- [Material shown]

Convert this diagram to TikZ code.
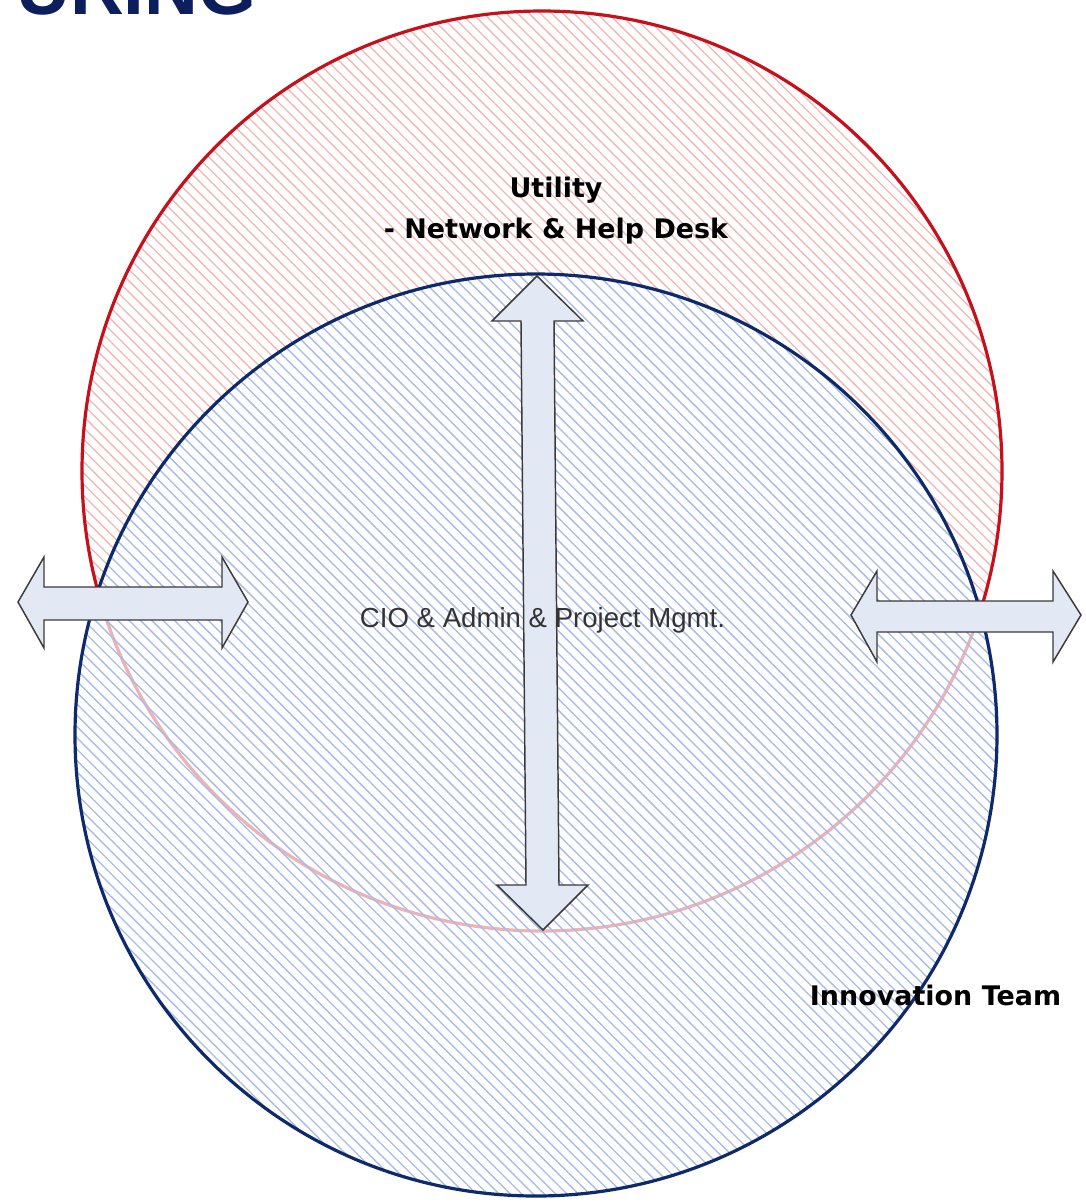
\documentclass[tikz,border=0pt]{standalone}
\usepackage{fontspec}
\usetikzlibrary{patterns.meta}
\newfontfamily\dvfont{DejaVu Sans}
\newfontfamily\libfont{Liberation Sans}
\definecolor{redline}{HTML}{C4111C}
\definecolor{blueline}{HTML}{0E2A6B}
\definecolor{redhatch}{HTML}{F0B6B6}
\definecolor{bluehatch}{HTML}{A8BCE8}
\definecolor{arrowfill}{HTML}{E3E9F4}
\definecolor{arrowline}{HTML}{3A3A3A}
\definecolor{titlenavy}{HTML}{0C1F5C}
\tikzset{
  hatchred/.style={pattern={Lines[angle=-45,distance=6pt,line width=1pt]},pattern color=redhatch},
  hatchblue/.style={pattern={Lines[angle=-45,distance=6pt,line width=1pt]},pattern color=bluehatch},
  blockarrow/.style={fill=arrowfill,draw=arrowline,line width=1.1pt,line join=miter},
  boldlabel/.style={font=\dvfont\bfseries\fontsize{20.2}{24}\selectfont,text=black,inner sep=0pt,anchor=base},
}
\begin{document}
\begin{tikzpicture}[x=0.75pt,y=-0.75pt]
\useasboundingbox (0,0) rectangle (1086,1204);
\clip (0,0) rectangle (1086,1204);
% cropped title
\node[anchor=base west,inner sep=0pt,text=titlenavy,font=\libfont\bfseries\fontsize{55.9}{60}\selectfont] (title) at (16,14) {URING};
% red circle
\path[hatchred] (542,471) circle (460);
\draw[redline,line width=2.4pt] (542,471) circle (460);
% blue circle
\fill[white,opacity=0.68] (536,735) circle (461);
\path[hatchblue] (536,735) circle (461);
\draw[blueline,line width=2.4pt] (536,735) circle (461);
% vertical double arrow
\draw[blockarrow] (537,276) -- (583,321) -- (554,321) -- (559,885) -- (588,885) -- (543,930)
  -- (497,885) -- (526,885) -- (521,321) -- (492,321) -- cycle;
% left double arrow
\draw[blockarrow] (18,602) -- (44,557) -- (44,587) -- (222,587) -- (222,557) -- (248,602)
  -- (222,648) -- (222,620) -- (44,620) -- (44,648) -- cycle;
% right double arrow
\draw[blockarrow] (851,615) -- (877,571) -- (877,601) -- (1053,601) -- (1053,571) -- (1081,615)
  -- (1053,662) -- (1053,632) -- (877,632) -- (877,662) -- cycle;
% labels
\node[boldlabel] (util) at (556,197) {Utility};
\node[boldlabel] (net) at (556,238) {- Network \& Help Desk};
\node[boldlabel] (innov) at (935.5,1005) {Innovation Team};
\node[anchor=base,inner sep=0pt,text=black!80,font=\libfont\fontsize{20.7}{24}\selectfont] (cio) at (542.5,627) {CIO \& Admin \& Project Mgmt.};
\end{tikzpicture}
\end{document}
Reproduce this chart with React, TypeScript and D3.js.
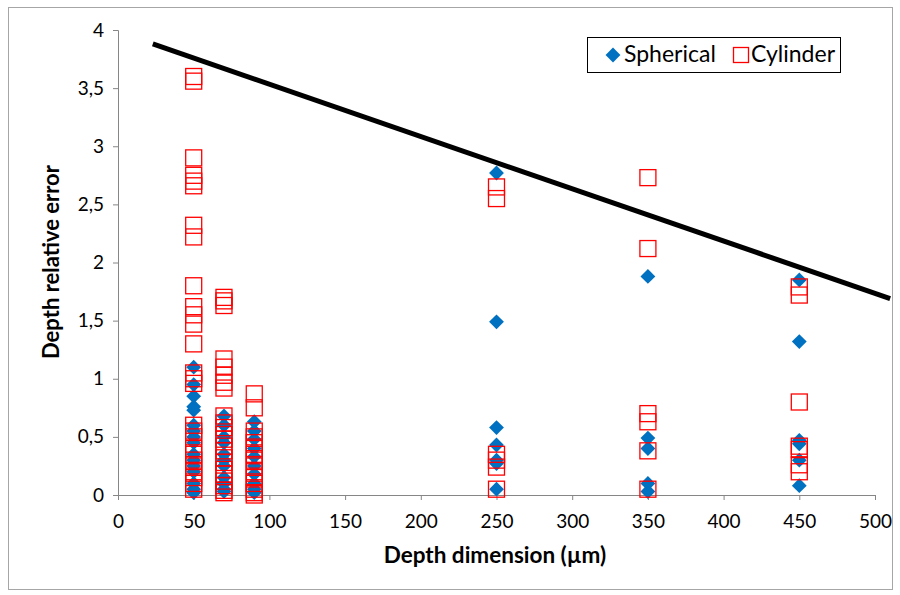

- [Work required] Reproduce all entries exactly. Pictures do not belong in the copy.

- [Result below]
Convert this diagram to TikZ code.
\documentclass[tikz,border=0pt]{standalone}
\usepackage{fontspec}
\usetikzlibrary{patterns.meta}
\newfontfamily\dvfont{DejaVu Sans}
\newfontfamily\libfont{Liberation Sans}
\definecolor{redline}{HTML}{C4111C}
\definecolor{blueline}{HTML}{0E2A6B}
\definecolor{redhatch}{HTML}{F0B6B6}
\definecolor{bluehatch}{HTML}{A8BCE8}
\definecolor{arrowfill}{HTML}{E3E9F4}
\definecolor{arrowline}{HTML}{3A3A3A}
\definecolor{titlenavy}{HTML}{0C1F5C}
\tikzset{
  hatchred/.style={pattern={Lines[angle=-45,distance=6pt,line width=1pt]},pattern color=redhatch},
  hatchblue/.style={pattern={Lines[angle=-45,distance=6pt,line width=1pt]},pattern color=bluehatch},
  blockarrow/.style={fill=arrowfill,draw=arrowline,line width=1.1pt,line join=miter},
  boldlabel/.style={font=\dvfont\bfseries\fontsize{20.2}{24}\selectfont,text=black,inner sep=0pt,anchor=base},
}
\begin{document}
\begin{tikzpicture}[x=0.75pt,y=-0.75pt]
\useasboundingbox (0,0) rectangle (1086,1204);
\clip (0,0) rectangle (1086,1204);
% cropped title
\node[anchor=base west,inner sep=0pt,text=titlenavy,font=\libfont\bfseries\fontsize{55.9}{60}\selectfont] (title) at (16,14) {URING};
% red circle
\path[hatchred] (542,471) circle (460);
\draw[redline,line width=2.4pt] (542,471) circle (460);
% blue circle
\fill[white,opacity=0.68] (536,735) circle (461);
\path[hatchblue] (536,735) circle (461);
\draw[blueline,line width=2.4pt] (536,735) circle (461);
% vertical double arrow
\draw[blockarrow] (537,276) -- (583,321) -- (554,321) -- (559,885) -- (588,885) -- (543,930)
  -- (497,885) -- (526,885) -- (521,321) -- (492,321) -- cycle;
% left double arrow
\draw[blockarrow] (18,602) -- (44,557) -- (44,587) -- (222,587) -- (222,557) -- (248,602)
  -- (222,648) -- (222,620) -- (44,620) -- (44,648) -- cycle;
% right double arrow
\draw[blockarrow] (851,615) -- (877,571) -- (877,601) -- (1053,601) -- (1053,571) -- (1081,615)
  -- (1053,662) -- (1053,632) -- (877,632) -- (877,662) -- cycle;
% labels
\node[boldlabel] (util) at (556,197) {Utility};
\node[boldlabel] (net) at (556,238) {- Network \& Help Desk};
\node[boldlabel] (innov) at (935.5,1005) {Innovation Team};
\node[anchor=base,inner sep=0pt,text=black!80,font=\libfont\fontsize{20.7}{24}\selectfont] (cio) at (542.5,627) {CIO \& Admin \& Project Mgmt.};
\end{tikzpicture}
\end{document}
Reproduce this chart with React, TypeScript and D3.js.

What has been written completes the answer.